Published March 20, 2012
Dear Bankruptcy Adviser,
I have equity in my home, and I was OK making payments. But I was in the construction business and could not keep up with what I owed. Now the bank has charged off several loans and is getting ready to sue me. All I have left is my personal home. With creditors closing in, what can I do?
Let's hope you can protect all your home equity and still file for Chapter 7 bankruptcy protection. This type of bankruptcy allows you to wipe out your debt and keep your property.
It is very important to consult with an attorney prior to filing bankruptcy whenever you have equity in your home. You need to be certain prior to filing that you do not have more than you can protect.
In the event you do have too much equity, you need to know your options.
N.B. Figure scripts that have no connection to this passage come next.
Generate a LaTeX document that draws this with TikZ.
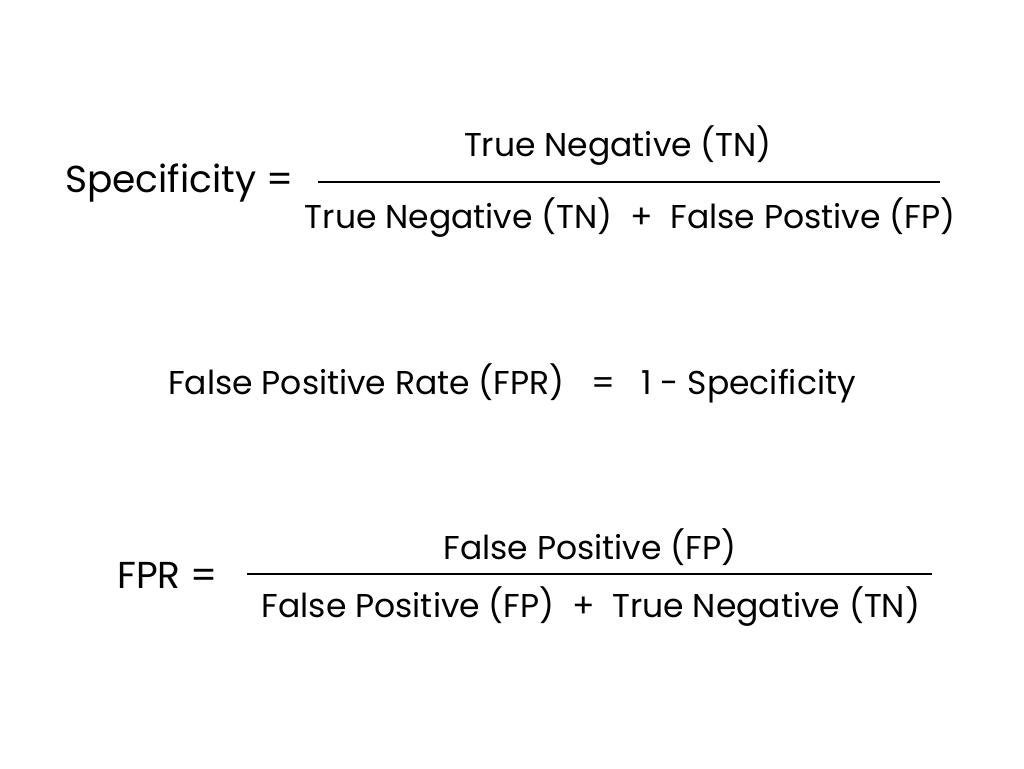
\documentclass[tikz,border=0pt]{standalone}
\usepackage{fontspec}
\setmainfont{Poppins}
\usetikzlibrary{positioning}
\tikzset{
    formula/.style={
        inner sep=0pt,
        font=\fontsize{33}{38}\selectfont,
    },
    lhs/.style={
        formula,
        anchor=west,
        font=\fontsize{37.5}{42}\selectfont,
    },
    bar/.style={
        draw=black,
        line width=1.2pt,
    },
}
\begin{document}
\begin{tikzpicture}[x=1pt,y=1pt]
    \useasboundingbox (0,0) rectangle (1024,768);

    % specificity
    \node[lhs] (spec) at (65,585) {Specificity =};
    \node[formula] (specnum) at (618,622) {True Negative (TN)};
    \node[formula] (specden) at (630,550) {True Negative (TN)\ \ +\ \ False Postive (FP)};
    \coordinate (specl) at (318,586);
    \coordinate (specr) at (940,586);
    \draw[bar] (specl) -- (specr);

    % rate
    \node[formula] (rate) at (512,385) {False Positive Rate (FPR)\ \ \ =\ \ \ 1 - Specificity};

    % fpr
    \node[lhs] (fpr) at (117,193) {FPR =};
    \node[formula] (fprnum) at (590,221) {False Positive (FP)};
    \node[formula] (fprden) at (591,161) {False Positive (FP)\ \ +\ \ True Negative (TN)};
    \coordinate (fprl) at (247,194);
    \coordinate (fprr) at (932,194);
    \draw[bar] (fprl) -- (fprr);
\end{tikzpicture}
\end{document}
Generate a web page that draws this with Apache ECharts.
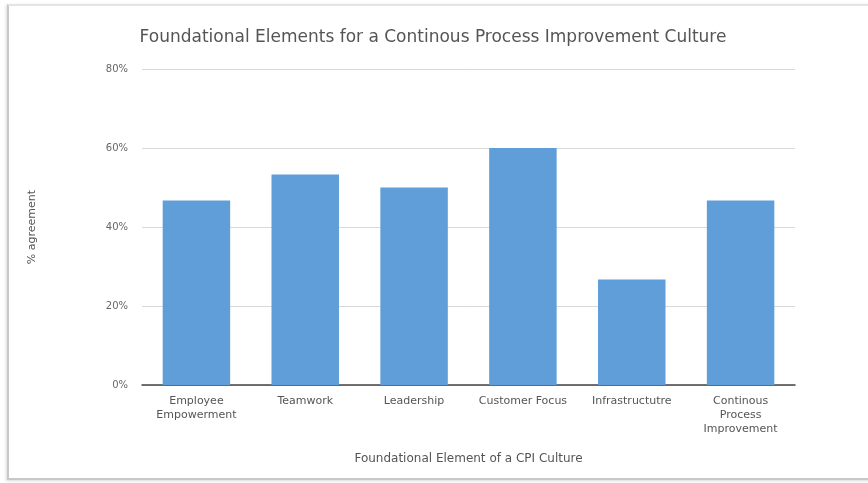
<!DOCTYPE html>
<html><head><meta charset="utf-8">
<script src="https://cdn.jsdelivr.net/npm/echarts@6/dist/echarts.min.js"></script>
<style>
html,body{margin:0;padding:0;background:#fff;width:868px;height:483px;overflow:hidden;}
#frame{position:absolute;left:7px;top:4px;width:900px;height:472px;border-left:2px solid #c8c8c8;border-top:2px solid #e4e4e4;border-bottom:2px solid #c8c8c8;box-shadow:-1px 1px 3px rgba(0,0,0,0.15);}
#c{position:absolute;left:0;top:0;width:868px;height:483px;}
</style></head>
<body>
<div id="frame"></div>
<div id="c"></div>
<script>
var categories = ["Employee\nEmpowerment","Teamwork","Leadership","Customer Focus","Infrastructutre","Continous\nProcess\nImprovement"];
var values = [46.7, 53.3, 50.0, 60.0, 26.7, 46.7];
var yTicks = [0, 20, 40, 60, 80];
var F = 'DejaVu Sans';
var chart = echarts.init(document.getElementById('c'), null, {renderer:'canvas'});
chart.setOption({
  animation:false,
  backgroundColor:'transparent',
  title:{text:'Foundational Elements for a Continous Process Improvement Culture',left:428,textAlign:'center',top:24,
    textStyle:{fontFamily:F,fontSize:17,fontWeight:'normal',color:'#555'}},
  grid:{left:142,right:73,top:69,bottom:98},
  xAxis:{type:'category',data:categories,
    axisLine:{lineStyle:{color:'#444',width:1.5}},axisTick:{show:false},
    axisLabel:{interval:0,fontFamily:F,fontSize:11,color:'#555',lineHeight:14,margin:9},
    name:'Foundational Element of a CPI Culture',nameLocation:'middle',nameGap:68,
    nameTextStyle:{fontFamily:F,fontSize:12,color:'#555'}},
  yAxis:{type:'value',min:yTicks[0],max:yTicks[yTicks.length-1],interval:20,
    axisLabel:{formatter:'{value}%',fontFamily:F,fontSize:10,color:'#666',margin:14},
    axisLine:{show:false},axisTick:{show:false},
    splitLine:{lineStyle:{color:'#d9d9d9'}},
    name:'% agreement',nameLocation:'middle',nameGap:104,
    nameTextStyle:{fontFamily:F,fontSize:11,color:'#555'}},
  series:[{type:'bar',data:values,barWidth:'62%',itemStyle:{color:'#5f9ed8'}}]
});
</script>
</body></html>
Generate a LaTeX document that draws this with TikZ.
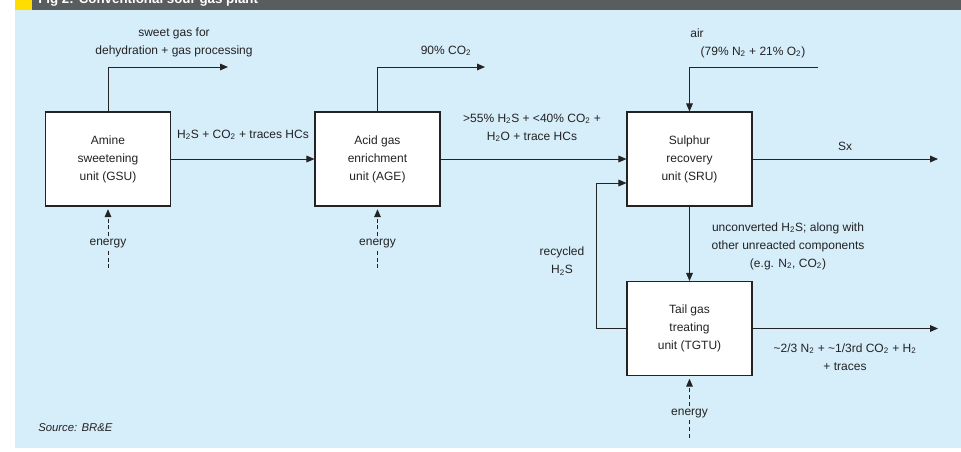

Here's one thing you don't want to do: accept any advice that you put the property into a trust or transfer it out of your name altogether. This is no solution. If you're eventually sued for what you owe, the creditor would be able to unwind that property transfer by claiming you intentionally tried to hinder, delay or defraud the creditor from its lawful rights to collect. You cannot simply transfer the property out of your name to avoid a creditor's claims.
Some people will have a friend place a lien against the property then file bankruptcy. The lien conveniently uses up the amount of unprotected home equity. This option rarely, if ever, works. The court-appointed person assigned to your bankruptcy case, called a trustee, would want to know what you did with the money and when the lien was placed on the property. You would need a very experienced and competent bankruptcy attorney to show you how to execute this type of action, if it's at all possible.